OAPT C O N F E R E N C E
29 April - 1 May 2010
 

Keynote Speach

David Harrison

David Harrison

University of Toronto Physics Practicals

Over the past five years the Department of Physics at the University of Toronto has invested considerable resources in re-structuring the tutorials and laboratories of our largest 1st year course, which has about 1000 students. We have combined tutorials and laboratories into a new entity which we call Physics Practicals. The pedagogy is informed by the results of Physics Education Research, and features small teams of students working on conceptually-based guided-discovery activities. We have learned a great deal about implementing this sort of learning, both from our own efforts and from similar initiatives at Dickinson College, MIT, North Carolina State, the University of Maryland, the University of Washington, and others. Most of what we have learned is applicable to a much wider spectrum of educational contexts than just huge 1st year university physics courses. In this talk I will share some of what we have learned.
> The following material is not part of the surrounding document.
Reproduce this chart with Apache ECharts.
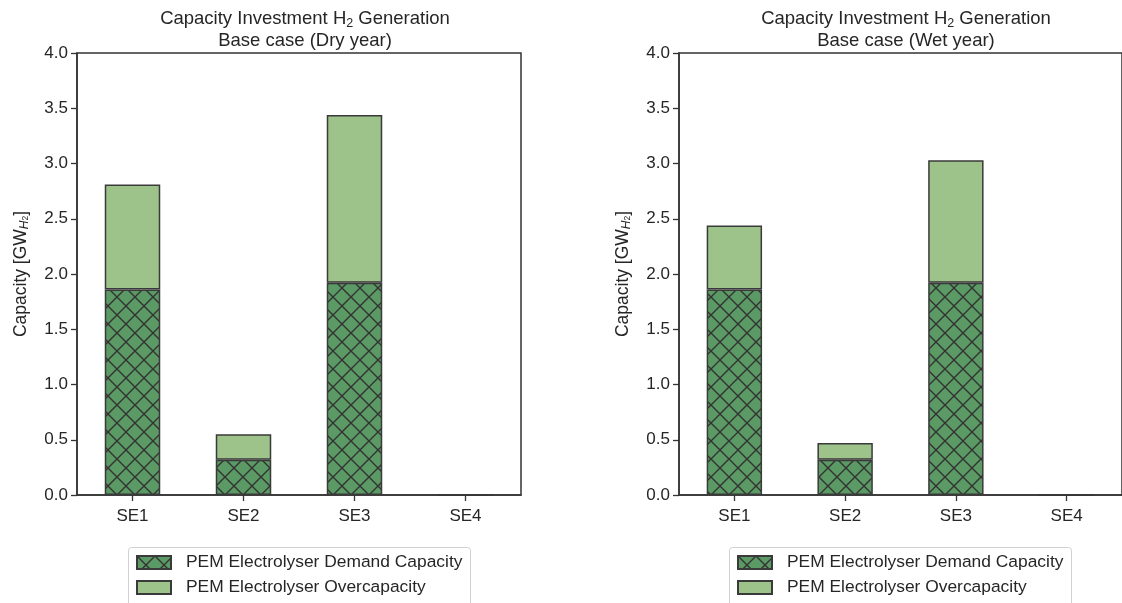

After a brief introduction to Physics Education Research, I will discuss issues of learning team structure and size, the design of learning spaces, computerised data acquisition and analysis, time management, grading, the desirability of putting students into a state of cognitive dissonance, some common difficulties in using a Socratic model of teaching, and how to achieve “buy in” from both students and instructors.

 

David Harrison is a Senior Lecturer in the Department of Physics at the University of Toronto. I received my PhD in Experimental High Energy Physics from the University of Toronto in 1972, and then spent a couple of years as a research associate. I felt that I was beginning to learn more and more about less and less, and that soon I would know absolutely everything there was to know about absolutely nothing. Meanwhile I was doing some teaching, and realised that I could more-or-less show that at least some students knew more about the subject of the course at the end than at the beginning. Further, I had no idea how this was happening. The question of how students learn is a much more interesting question to me than anything involving quarks, and has dominated my professional work.